══ TASK INPUT
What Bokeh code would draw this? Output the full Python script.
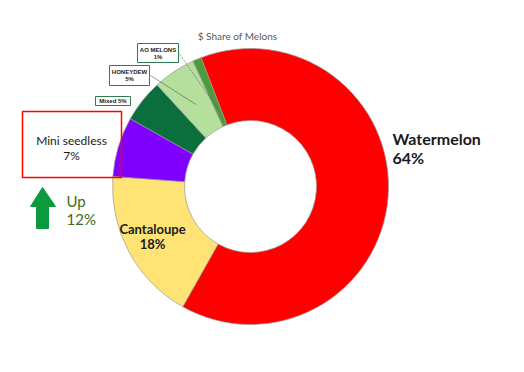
import math
from bokeh.plotting import figure
from bokeh.models import Range1d, ColumnDataSource
from bokeh.core.properties import value
from bokeh.embed import file_html
from bokeh.resources import INLINE

# ---- data ----
categories = ["Watermelon", "Cantaloupe", "Mini seedless", "Mixed", "Honeydew", "AO Melons"]
shares = [64, 18, 7, 5, 5, 1]
colors = ["#FF0000", "#FFE374", "#7F00FF", "#0A6E3D", "#B5DF9C", "#4E9B3A"]
up_change = 12

W, H = 508, 356
def Y(y):  # image y -> data y
    return 372 - y

p = figure(width=W, height=H, x_range=Range1d(0, 508), y_range=Range1d(16, 372),
           output_backend="svg", toolbar_location=None, min_border=0)
p.axis.visible = False
p.grid.visible = False
p.outline_line_color = None
p.background_fill_color = "white"

cx, cy = 250, Y(186)
r_out, r_in = 138, 66
start_bearing = -21.0
total = sum(shares)
starts, ends, mids = [], [], []
cum = 0
for s in shares:
    b0 = start_bearing + cum / total * 360
    b1 = start_bearing + (cum + s) / total * 360
    cum += s
    starts.append(math.radians(90 - b1))
    ends.append(math.radians(90 - b0))
    mids.append(math.radians(90 - (b0 + b1) / 2))

src = ColumnDataSource(dict(cat=categories, val=shares, color=colors,
                            start=starts, end=ends))
p.annular_wedge(x=cx, y=cy, inner_radius=r_in, outer_radius=r_out,
                start_angle="start", end_angle="end", direction="anticlock",
                fill_color="color", line_color="#9a9a9a", line_width=0.7,
                source=src)

font = value("Lato")

# title
p.text(x=[237], y=[Y(35)], text=["$ Share of Melons"], text_font=font,
       text_font_size="10px", text_color="#595959", text_align="center",
       text_baseline="middle")

# Watermelon label
p.text(x=[392], y=[Y(138)], text=[f"{categories[0]}"], text_font=font, text_font_style="bold",
       text_font_size="16px", text_color="#1a1a1a", text_align="left", text_baseline="middle")
p.text(x=[392], y=[Y(157)], text=[f"{shares[0]}%"], text_font=font, text_font_style="bold",
       text_font_size="16px", text_color="#1a1a1a", text_align="left", text_baseline="middle")

# Cantaloupe label
p.text(x=[152], y=[Y(228)], text=[categories[1]], text_font=font, text_font_style="bold",
       text_font_size="13px", text_color="#1a1a1a", text_align="center", text_baseline="middle")
p.text(x=[152], y=[Y(243)], text=[f"{shares[1]}%"], text_font=font, text_font_style="bold",
       text_font_size="13px", text_color="#1a1a1a", text_align="center", text_baseline="middle")

# Mini seedless box
p.quad(left=[22], right=[121], top=[Y(111)], bottom=[Y(177)], fill_color="white",
       fill_alpha=0, line_color="#FF0000", line_width=1.5)
p.text(x=[71], y=[Y(140)], text=[categories[2]], text_font=font, text_font_size="12px",
       text_color="#1a1a1a", text_align="center", text_baseline="middle")
p.text(x=[71], y=[Y(155)], text=[f"{shares[2]}%"], text_font=font, text_font_size="12px",
       text_color="#1a1a1a", text_align="center", text_baseline="middle")

# Up arrow
p.patch(x=[30, 42, 55, 48, 48, 36, 36], y=[Y(206), Y(187), Y(206), Y(206), Y(228), Y(228), Y(206)],
        fill_color="#0C9A3E", line_color="#0C9A3E")
p.text(x=[66], y=[Y(200)], text=["Up"], text_font=font, text_font_size="15px",
       text_color="#3F6B22", text_align="left", text_baseline="middle")
p.text(x=[66], y=[Y(218)], text=[f"{up_change}%"], text_font=font, text_font_size="15px",
       text_color="#3F6B22", text_align="left", text_baseline="middle")

# small callout boxes
box_col = "#2E7D4F"
def small_box(l, r, t, b, lines):
    p.quad(left=[l], right=[r], top=[Y(t)], bottom=[Y(b)], fill_color="white",
           line_color=box_col, line_width=1)
    n = len(lines)
    for i, s in enumerate(lines):
        yy = (t + b) / 2 + (i - (n - 1) / 2) * 7
        p.text(x=[(l + r) / 2], y=[Y(yy)], text=[s], text_font=value("Liberation Sans"),
               text_font_style="bold", text_font_size="6px", text_color="#222222",
               text_align="center", text_baseline="middle")

# leader lines
def wedge_pt(i, frac):
    rr = r_in + (r_out - r_in) * frac
    return cx + rr * math.cos(mids[i]), cy + rr * math.sin(mids[i])

hx, hy = wedge_pt(4, 0.45)
p.line(x=[150, hx], y=[Y(75), hy], line_color="#555555", line_width=0.6)
ax, ay = wedge_pt(5, 0.25)
p.line(x=[178, ax], y=[Y(52), ay], line_color="#555555", line_width=0.6, line_dash="2 1")

small_box(137, 178, 43, 62, ["AO MELONS", f"{shares[5]}%"])
small_box(109, 149, 65, 85, ["HONEYDEW", f"{shares[4]}%"])
small_box(95, 130, 96, 105, [f"Mixed {shares[3]}%"])

open("out.html", "w").write(file_html(p, INLINE))
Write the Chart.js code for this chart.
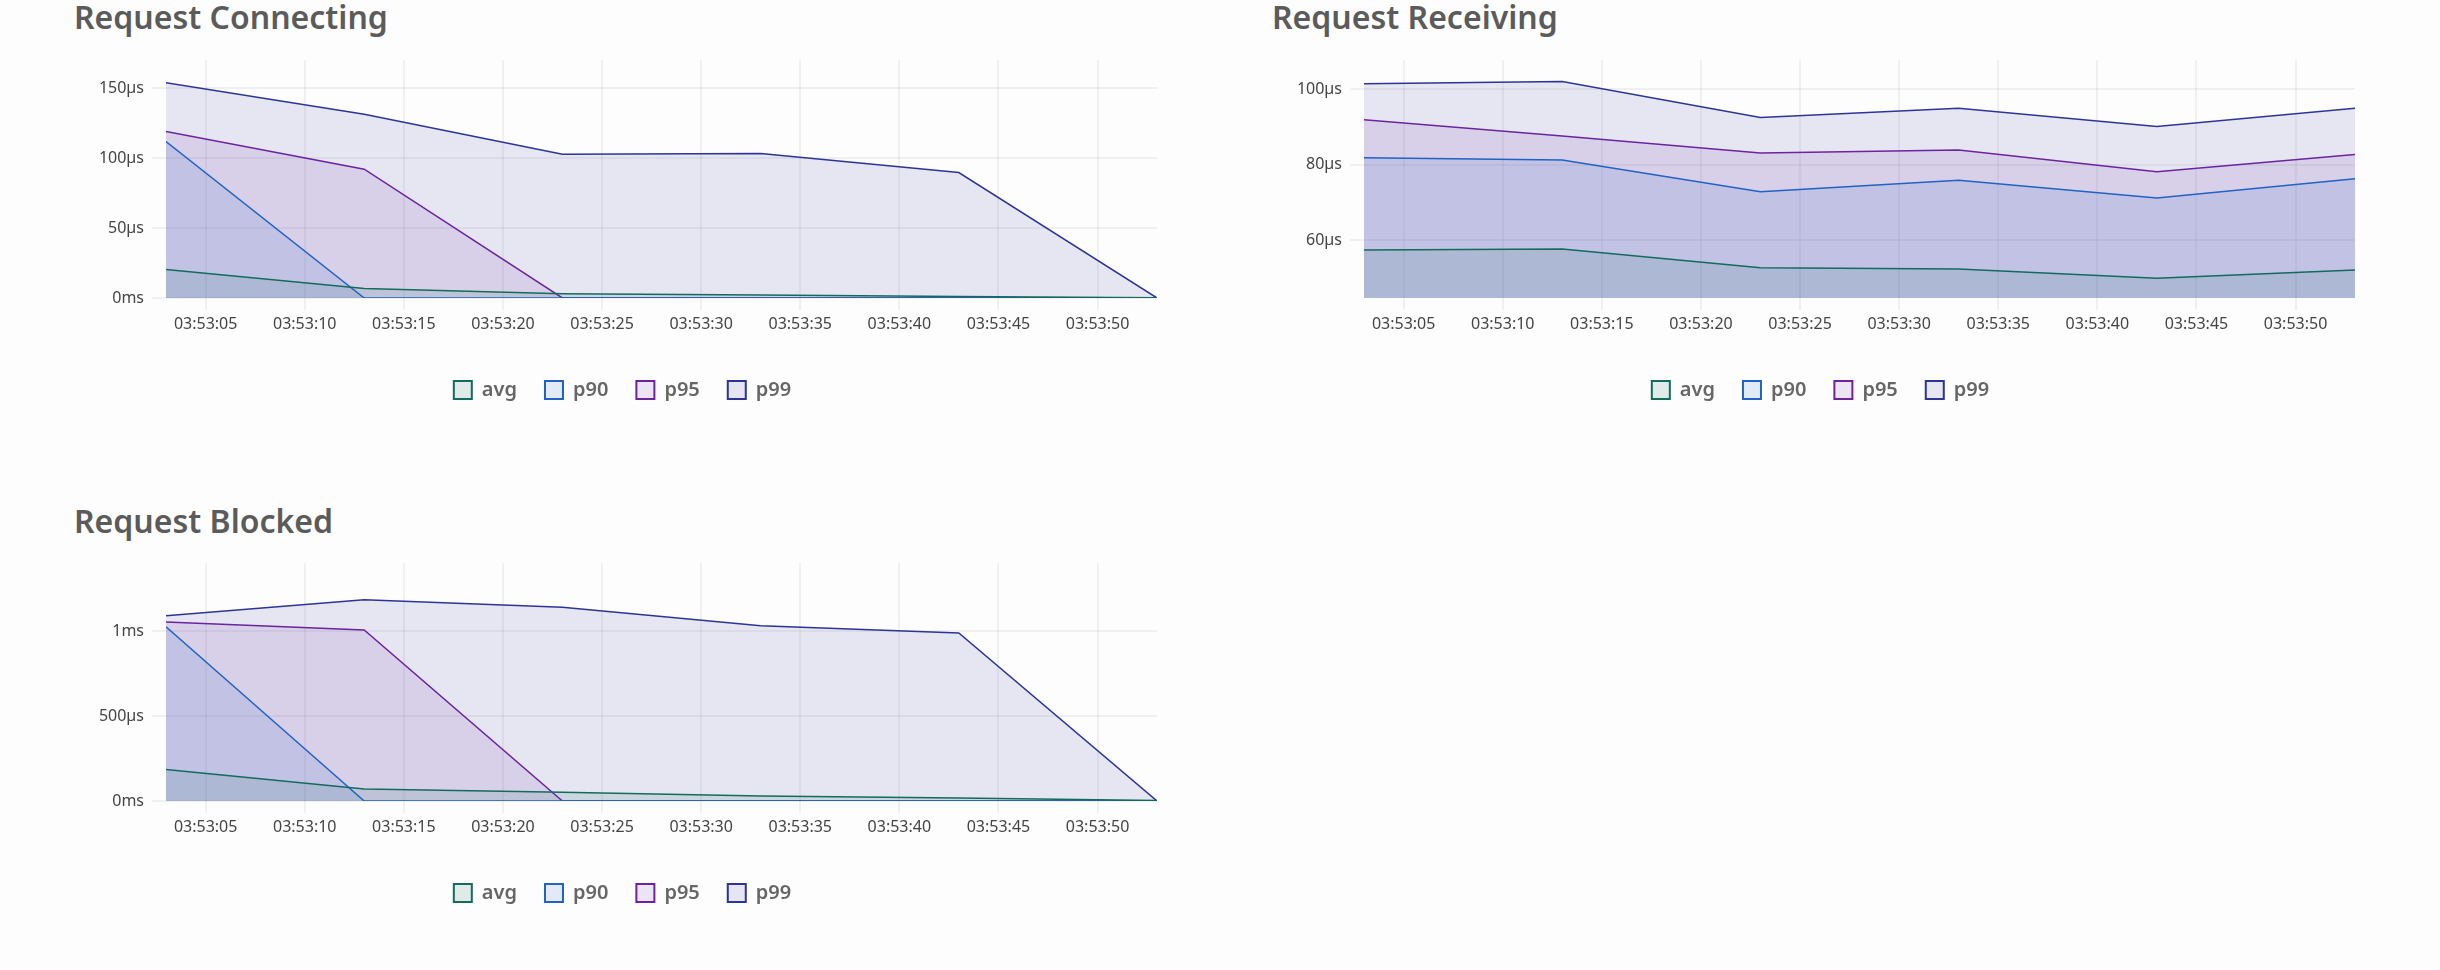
<!DOCTYPE html>
<html>
<head>
<meta charset="utf-8">
<script src="https://cdn.jsdelivr.net/npm/chart.js@4.4.1/dist/chart.umd.min.js"></script>
<style>
html,body{margin:0;padding:0;background:#fdfdfd;width:2440px;height:970px;overflow:hidden;}
.title{position:absolute;font-family:'Noto Sans',sans-serif;font-weight:600;font-size:32px;color:#5b5b5b;line-height:36px;white-space:nowrap;}
canvas{position:absolute;}
</style>
</head>
<body>
<div class="title" style="left:74px;top:-1px">Request Connecting</div>
<div class="title" style="left:1272px;top:-1px">Request Receiving</div>
<div class="title" style="left:74px;top:503px">Request Blocked</div>
<canvas id="c1" width="1084" height="370" style="left:88px;top:40px"></canvas>
<canvas id="c2" width="1084" height="370" style="left:1286px;top:40px"></canvas>
<canvas id="c3" width="1084" height="370" style="left:88px;top:543px"></canvas>
<script>
// time in seconds after 03:53:00
const seconds = [3, 13, 23, 33, 43, 53];
const xTickSeconds = [5, 10, 15, 20, 25, 30, 35, 40, 45, 50];
const xTickLabels = ['03:53:05','03:53:10','03:53:15','03:53:20','03:53:25','03:53:30','03:53:35','03:53:40','03:53:45','03:53:50'];
const seriesNames = ['avg', 'p90', 'p95', 'p99'];

// Request Connecting (µs)
const connAvg = [20.3, 6.7, 3.0, 2.2, 1.0, 0.2];
const connP90 = [111.8, 0, 0, 0, 0, 0];
const connP95 = [118.9, 92.0, 0, 0, 0, 0];
const connP99 = [153.8, 131.3, 102.7, 103.2, 89.6, 0];
const connTicks = [0, 50, 100, 150];
const connTickLabels = ['0ms', '50µs', '100µs', '150µs'];

// Request Receiving (µs)
const recvAvg = [57.4, 57.7, 52.7, 52.4, 49.9, 52.1];
const recvP90 = [81.8, 81.2, 72.8, 75.9, 71.2, 76.3];
const recvP95 = [91.9, 87.6, 83.1, 83.9, 78.1, 82.7];
const recvP99 = [101.4, 102.0, 92.5, 94.9, 90.1, 94.9];
const recvTicks = [60, 80, 100];
const recvTickLabels = ['60µs', '80µs', '100µs'];

// Request Blocked (µs)
const blkAvg = [185, 70, 51, 29, 17, 3];
const blkP90 = [1025, 0, 0, 0, 0, 0];
const blkP95 = [1053, 1006, 0, 0, 0, 0];
const blkP99 = [1090, 1184, 1139, 1031, 988, 0];
const blkTicks = [0, 500, 1000];
const blkTickLabels = ['0ms', '500µs', '1ms'];

const lineColors = ['#136b5b', '#2162c4', '#6c23a0', '#2d3496'];
const fillColors = ['rgba(19,107,91,0.12)', 'rgba(33,98,196,0.12)', 'rgba(108,35,160,0.115)', 'rgba(45,52,150,0.115)'];

Chart.defaults.font.family = "'Noto Sans', sans-serif";

function makeChart(id, seriesList, yMin, yMax, yTicks, yLabels) {
  const datasets = seriesList.map((arr, i) => ({
    label: seriesNames[i],
    data: seconds.map((s, k) => ({x: s, y: arr[k]})),
    borderColor: lineColors[i],
    backgroundColor: fillColors[i],
    borderWidth: 1.5,
    pointRadius: 0,
    tension: 0,
    fill: 'origin'
  }));
  const grid = {color: 'rgba(0,0,0,0.05)', lineWidth: 2};
  return new Chart(document.getElementById(id), {
    type: 'line',
    data: {datasets},
    options: {
      responsive: false,
      animation: false,
      layout: {padding: {top: 20, left: 0, right: 15, bottom: 0}},
      scales: {
        x: {
          type: 'linear',
          min: seconds[0],
          max: seconds[seconds.length - 1],
          border: {display: false},
          grid: Object.assign({tickLength: 12}, grid),
          afterBuildTicks: s => { s.ticks = xTickSeconds.map(v => ({value: v})); },
          afterFit: s => { s.height = 54; },
          ticks: {
            autoSkip: false, maxRotation: 0, padding: 5,
            color: '#444', font: {size: 16},
            callback: (v, idx) => xTickLabels[idx]
          }
        },
        y: {
          min: yMin,
          max: yMax,
          border: {display: false},
          grid: Object.assign({tickLength: 14}, grid),
          afterBuildTicks: s => { s.ticks = yTicks.map(v => ({value: v})); },
          afterFit: s => { s.width = 78; },
          ticks: {
            padding: 8, color: '#444', font: {size: 16},
            callback: (v, idx) => yLabels[idx]
          }
        }
      },
      plugins: {
        tooltip: {enabled: false},
        legend: {
          position: 'bottom',
          labels: {
            boxWidth: 18, boxHeight: 18, padding: 28,
            color: '#666', font: {size: 20, weight: 600},
            generateLabels: chart => {
              const items = Chart.defaults.plugins.legend.labels.generateLabels(chart);
              items.forEach(it => { it.lineWidth = 2; });
              return items;
            }
          }
        }
      }
    }
  });
}

makeChart('c1', [connAvg, connP90, connP95, connP99], 0, 170, connTicks, connTickLabels);
makeChart('c2', [recvAvg, recvP90, recvP95, recvP99], 44.7, 107.7, recvTicks, recvTickLabels);
makeChart('c3', [blkAvg, blkP90, blkP95, blkP99], 0, 1400, blkTicks, blkTickLabels);
</script>
</body>
</html>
════
PROBLEM TO SOLVE: Starting at the top of the listing above, please restate word for word each line up to and including the one that holds "from bokeh.resources import INLINE", omitting every image.

WRITTEN RESPONSE:
What Bokeh code would draw this? Output the full Python script.
import math
from bokeh.plotting import figure
from bokeh.models import Range1d, ColumnDataSource
from bokeh.core.properties import value
from bokeh.embed import file_html
from bokeh.resources import INLINE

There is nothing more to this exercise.